Code that draws figures
***

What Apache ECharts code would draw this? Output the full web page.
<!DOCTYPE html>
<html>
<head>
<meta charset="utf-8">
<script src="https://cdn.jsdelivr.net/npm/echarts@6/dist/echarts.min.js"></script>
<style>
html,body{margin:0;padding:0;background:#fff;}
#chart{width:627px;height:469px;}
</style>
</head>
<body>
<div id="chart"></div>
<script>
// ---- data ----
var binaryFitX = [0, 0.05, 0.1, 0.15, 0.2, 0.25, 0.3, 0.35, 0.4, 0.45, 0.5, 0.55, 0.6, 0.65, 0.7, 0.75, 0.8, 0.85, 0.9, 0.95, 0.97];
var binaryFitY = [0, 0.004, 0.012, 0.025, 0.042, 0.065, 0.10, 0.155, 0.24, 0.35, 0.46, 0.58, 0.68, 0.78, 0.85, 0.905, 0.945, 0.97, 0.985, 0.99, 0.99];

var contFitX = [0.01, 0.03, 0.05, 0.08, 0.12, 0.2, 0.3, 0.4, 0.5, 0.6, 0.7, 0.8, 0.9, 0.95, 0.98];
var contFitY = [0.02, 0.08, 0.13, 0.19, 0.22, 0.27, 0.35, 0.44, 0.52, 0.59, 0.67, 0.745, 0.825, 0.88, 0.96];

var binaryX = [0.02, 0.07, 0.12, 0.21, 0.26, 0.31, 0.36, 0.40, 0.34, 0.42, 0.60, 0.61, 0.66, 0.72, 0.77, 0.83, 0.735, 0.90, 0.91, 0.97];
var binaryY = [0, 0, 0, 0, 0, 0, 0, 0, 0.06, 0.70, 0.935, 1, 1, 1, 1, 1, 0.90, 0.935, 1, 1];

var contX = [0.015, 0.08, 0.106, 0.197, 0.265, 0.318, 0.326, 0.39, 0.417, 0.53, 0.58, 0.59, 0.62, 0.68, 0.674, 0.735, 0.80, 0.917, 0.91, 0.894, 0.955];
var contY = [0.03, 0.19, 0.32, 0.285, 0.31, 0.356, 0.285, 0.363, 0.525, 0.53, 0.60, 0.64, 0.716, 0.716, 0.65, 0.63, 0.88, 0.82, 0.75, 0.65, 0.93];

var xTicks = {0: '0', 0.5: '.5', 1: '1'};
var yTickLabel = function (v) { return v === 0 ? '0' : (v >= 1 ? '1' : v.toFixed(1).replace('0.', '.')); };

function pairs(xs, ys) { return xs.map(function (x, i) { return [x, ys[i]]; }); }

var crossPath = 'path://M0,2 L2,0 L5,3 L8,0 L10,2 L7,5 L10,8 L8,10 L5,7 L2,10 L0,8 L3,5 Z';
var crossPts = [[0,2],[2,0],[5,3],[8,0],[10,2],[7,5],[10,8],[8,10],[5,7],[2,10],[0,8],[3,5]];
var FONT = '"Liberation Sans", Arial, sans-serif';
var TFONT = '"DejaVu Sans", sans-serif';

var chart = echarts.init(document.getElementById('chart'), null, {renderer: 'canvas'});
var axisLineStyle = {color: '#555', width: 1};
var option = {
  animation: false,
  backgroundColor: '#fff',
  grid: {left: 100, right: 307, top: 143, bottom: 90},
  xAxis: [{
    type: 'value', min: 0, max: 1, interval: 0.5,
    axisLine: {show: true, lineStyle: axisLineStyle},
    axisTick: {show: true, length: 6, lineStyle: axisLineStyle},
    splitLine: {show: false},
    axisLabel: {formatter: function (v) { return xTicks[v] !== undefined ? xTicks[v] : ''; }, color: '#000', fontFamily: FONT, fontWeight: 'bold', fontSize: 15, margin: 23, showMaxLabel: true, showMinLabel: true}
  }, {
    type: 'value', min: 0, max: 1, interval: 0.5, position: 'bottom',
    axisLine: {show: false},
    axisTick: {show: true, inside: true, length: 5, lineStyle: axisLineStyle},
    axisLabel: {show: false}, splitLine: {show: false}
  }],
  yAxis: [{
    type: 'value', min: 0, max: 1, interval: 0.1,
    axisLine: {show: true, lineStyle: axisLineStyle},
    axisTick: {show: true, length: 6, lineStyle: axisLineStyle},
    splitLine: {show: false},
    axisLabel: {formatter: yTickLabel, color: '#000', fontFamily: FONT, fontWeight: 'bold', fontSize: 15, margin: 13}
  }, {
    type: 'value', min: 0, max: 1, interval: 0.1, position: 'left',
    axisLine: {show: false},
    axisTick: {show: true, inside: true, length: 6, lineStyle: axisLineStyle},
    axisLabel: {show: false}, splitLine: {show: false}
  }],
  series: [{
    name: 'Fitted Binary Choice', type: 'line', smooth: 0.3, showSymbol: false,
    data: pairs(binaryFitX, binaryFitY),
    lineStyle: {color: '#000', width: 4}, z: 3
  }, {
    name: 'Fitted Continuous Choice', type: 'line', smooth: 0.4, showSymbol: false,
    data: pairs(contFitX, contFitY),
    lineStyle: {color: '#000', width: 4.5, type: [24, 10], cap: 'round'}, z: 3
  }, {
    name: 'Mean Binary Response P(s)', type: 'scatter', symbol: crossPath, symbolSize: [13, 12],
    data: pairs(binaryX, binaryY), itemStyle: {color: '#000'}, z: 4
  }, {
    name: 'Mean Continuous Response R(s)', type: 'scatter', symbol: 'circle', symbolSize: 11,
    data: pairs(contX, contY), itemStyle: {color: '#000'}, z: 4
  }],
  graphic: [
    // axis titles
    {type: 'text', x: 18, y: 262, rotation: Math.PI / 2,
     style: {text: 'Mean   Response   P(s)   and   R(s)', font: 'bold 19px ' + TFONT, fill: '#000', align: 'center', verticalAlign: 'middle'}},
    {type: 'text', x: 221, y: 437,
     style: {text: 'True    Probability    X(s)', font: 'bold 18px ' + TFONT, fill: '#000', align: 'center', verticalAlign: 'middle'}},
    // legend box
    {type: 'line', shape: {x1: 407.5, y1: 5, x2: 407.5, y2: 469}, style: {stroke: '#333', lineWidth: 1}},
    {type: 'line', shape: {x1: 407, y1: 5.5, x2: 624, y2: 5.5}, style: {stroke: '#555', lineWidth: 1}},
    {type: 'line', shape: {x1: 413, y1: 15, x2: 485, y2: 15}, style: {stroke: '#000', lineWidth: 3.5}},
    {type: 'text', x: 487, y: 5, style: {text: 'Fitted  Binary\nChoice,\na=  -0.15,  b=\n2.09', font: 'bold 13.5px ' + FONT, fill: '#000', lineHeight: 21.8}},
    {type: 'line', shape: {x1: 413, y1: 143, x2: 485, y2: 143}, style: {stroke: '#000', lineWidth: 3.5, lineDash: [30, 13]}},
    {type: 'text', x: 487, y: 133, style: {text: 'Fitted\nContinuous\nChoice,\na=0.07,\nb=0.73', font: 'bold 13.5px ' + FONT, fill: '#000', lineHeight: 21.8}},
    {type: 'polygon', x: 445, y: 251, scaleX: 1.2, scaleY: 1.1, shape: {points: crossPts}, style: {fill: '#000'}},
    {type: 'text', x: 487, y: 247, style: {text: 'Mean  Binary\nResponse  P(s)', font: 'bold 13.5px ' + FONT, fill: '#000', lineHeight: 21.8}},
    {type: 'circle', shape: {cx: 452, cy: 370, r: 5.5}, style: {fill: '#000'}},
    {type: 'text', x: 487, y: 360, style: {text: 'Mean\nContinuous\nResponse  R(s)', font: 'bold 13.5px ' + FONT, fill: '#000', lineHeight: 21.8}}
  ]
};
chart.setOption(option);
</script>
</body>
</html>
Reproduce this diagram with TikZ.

***

TASK DIRECTIONS
Transcribe the material above word for word.

RESULT OF THE TASK
What Apache ECharts code would draw this? Output the full web page.
<!DOCTYPE html>
<html>
<head>
<meta charset="utf-8">
<script src="https://cdn.jsdelivr.net/npm/echarts@6/dist/echarts.min.js"></script>
<style>
html,body{margin:0;padding:0;background:#fff;}
#chart{width:627px;height:469px;}
</style>
</head>
<body>
<div id="chart"></div>
<script>
// ---- data ----
var binaryFitX = [0, 0.05, 0.1, 0.15, 0.2, 0.25, 0.3, 0.35, 0.4, 0.45, 0.5, 0.55, 0.6, 0.65, 0.7, 0.75, 0.8, 0.85, 0.9, 0.95, 0.97];
var binaryFitY = [0, 0.004, 0.012, 0.025, 0.042, 0.065, 0.10, 0.155, 0.24, 0.35, 0.46, 0.58, 0.68, 0.78, 0.85, 0.905, 0.945, 0.97, 0.985, 0.99, 0.99];

var contFitX = [0.01, 0.03, 0.05, 0.08, 0.12, 0.2, 0.3, 0.4, 0.5, 0.6, 0.7, 0.8, 0.9, 0.95, 0.98];
var contFitY = [0.02, 0.08, 0.13, 0.19, 0.22, 0.27, 0.35, 0.44, 0.52, 0.59, 0.67, 0.745, 0.825, 0.88, 0.96];

var binaryX = [0.02, 0.07, 0.12, 0.21, 0.26, 0.31, 0.36, 0.40, 0.34, 0.42, 0.60, 0.61, 0.66, 0.72, 0.77, 0.83, 0.735, 0.90, 0.91, 0.97];
var binaryY = [0, 0, 0, 0, 0, 0, 0, 0, 0.06, 0.70, 0.935, 1, 1, 1, 1, 1, 0.90, 0.935, 1, 1];

var contX = [0.015, 0.08, 0.106, 0.197, 0.265, 0.318, 0.326, 0.39, 0.417, 0.53, 0.58, 0.59, 0.62, 0.68, 0.674, 0.735, 0.80, 0.917, 0.91, 0.894, 0.955];
var contY = [0.03, 0.19, 0.32, 0.285, 0.31, 0.356, 0.285, 0.363, 0.525, 0.53, 0.60, 0.64, 0.716, 0.716, 0.65, 0.63, 0.88, 0.82, 0.75, 0.65, 0.93];

var xTicks = {0: '0', 0.5: '.5', 1: '1'};
var yTickLabel = function (v) { return v === 0 ? '0' : (v >= 1 ? '1' : v.toFixed(1).replace('0.', '.')); };

function pairs(xs, ys) { return xs.map(function (x, i) { return [x, ys[i]]; }); }

var crossPath = 'path://M0,2 L2,0 L5,3 L8,0 L10,2 L7,5 L10,8 L8,10 L5,7 L2,10 L0,8 L3,5 Z';
var crossPts = [[0,2],[2,0],[5,3],[8,0],[10,2],[7,5],[10,8],[8,10],[5,7],[2,10],[0,8],[3,5]];
var FONT = '"Liberation Sans", Arial, sans-serif';
var TFONT = '"DejaVu Sans", sans-serif';

var chart = echarts.init(document.getElementById('chart'), null, {renderer: 'canvas'});
var axisLineStyle = {color: '#555', width: 1};
var option = {
  animation: false,
  backgroundColor: '#fff',
  grid: {left: 100, right: 307, top: 143, bottom: 90},
  xAxis: [{
    type: 'value', min: 0, max: 1, interval: 0.5,
    axisLine: {show: true, lineStyle: axisLineStyle},
    axisTick: {show: true, length: 6, lineStyle: axisLineStyle},
    splitLine: {show: false},
    axisLabel: {formatter: function (v) { return xTicks[v] !== undefined ? xTicks[v] : ''; }, color: '#000', fontFamily: FONT, fontWeight: 'bold', fontSize: 15, margin: 23, showMaxLabel: true, showMinLabel: true}
  }, {
    type: 'value', min: 0, max: 1, interval: 0.5, position: 'bottom',
    axisLine: {show: false},
    axisTick: {show: true, inside: true, length: 5, lineStyle: axisLineStyle},
    axisLabel: {show: false}, splitLine: {show: false}
  }],
  yAxis: [{
    type: 'value', min: 0, max: 1, interval: 0.1,
    axisLine: {show: true, lineStyle: axisLineStyle},
    axisTick: {show: true, length: 6, lineStyle: axisLineStyle},
    splitLine: {show: false},
    axisLabel: {formatter: yTickLabel, color: '#000', fontFamily: FONT, fontWeight: 'bold', fontSize: 15, margin: 13}
  }, {
    type: 'value', min: 0, max: 1, interval: 0.1, position: 'left',
    axisLine: {show: false},
    axisTick: {show: true, inside: true, length: 6, lineStyle: axisLineStyle},
    axisLabel: {show: false}, splitLine: {show: false}
  }],
  series: [{
    name: 'Fitted Binary Choice', type: 'line', smooth: 0.3, showSymbol: false,
    data: pairs(binaryFitX, binaryFitY),
    lineStyle: {color: '#000', width: 4}, z: 3
  }, {
    name: 'Fitted Continuous Choice', type: 'line', smooth: 0.4, showSymbol: false,
    data: pairs(contFitX, contFitY),
    lineStyle: {color: '#000', width: 4.5, type: [24, 10], cap: 'round'}, z: 3
  }, {
    name: 'Mean Binary Response P(s)', type: 'scatter', symbol: crossPath, symbolSize: [13, 12],
    data: pairs(binaryX, binaryY), itemStyle: {color: '#000'}, z: 4
  }, {
    name: 'Mean Continuous Response R(s)', type: 'scatter', symbol: 'circle', symbolSize: 11,
    data: pairs(contX, contY), itemStyle: {color: '#000'}, z: 4
  }],
  graphic: [
    // axis titles
    {type: 'text', x: 18, y: 262, rotation: Math.PI / 2,
     style: {text: 'Mean   Response   P(s)   and   R(s)', font: 'bold 19px ' + TFONT, fill: '#000', align: 'center', verticalAlign: 'middle'}},
    {type: 'text', x: 221, y: 437,
     style: {text: 'True    Probability    X(s)', font: 'bold 18px ' + TFONT, fill: '#000', align: 'center', verticalAlign: 'middle'}},
    // legend box
    {type: 'line', shape: {x1: 407.5, y1: 5, x2: 407.5, y2: 469}, style: {stroke: '#333', lineWidth: 1}},
    {type: 'line', shape: {x1: 407, y1: 5.5, x2: 624, y2: 5.5}, style: {stroke: '#555', lineWidth: 1}},
    {type: 'line', shape: {x1: 413, y1: 15, x2: 485, y2: 15}, style: {stroke: '#000', lineWidth: 3.5}},
    {type: 'text', x: 487, y: 5, style: {text: 'Fitted  Binary\nChoice,\na=  -0.15,  b=\n2.09', font: 'bold 13.5px ' + FONT, fill: '#000', lineHeight: 21.8}},
    {type: 'line', shape: {x1: 413, y1: 143, x2: 485, y2: 143}, style: {stroke: '#000', lineWidth: 3.5, lineDash: [30, 13]}},
    {type: 'text', x: 487, y: 133, style: {text: 'Fitted\nContinuous\nChoice,\na=0.07,\nb=0.73', font: 'bold 13.5px ' + FONT, fill: '#000', lineHeight: 21.8}},
    {type: 'polygon', x: 445, y: 251, scaleX: 1.2, scaleY: 1.1, shape: {points: crossPts}, style: {fill: '#000'}},
    {type: 'text', x: 487, y: 247, style: {text: 'Mean  Binary\nResponse  P(s)', font: 'bold 13.5px ' + FONT, fill: '#000', lineHeight: 21.8}},
    {type: 'circle', shape: {cx: 452, cy: 370, r: 5.5}, style: {fill: '#000'}},
    {type: 'text', x: 487, y: 360, style: {text: 'Mean\nContinuous\nResponse  R(s)', font: 'bold 13.5px ' + FONT, fill: '#000', lineHeight: 21.8}}
  ]
};
chart.setOption(option);
</script>
</body>
</html>
Reproduce this diagram with TikZ.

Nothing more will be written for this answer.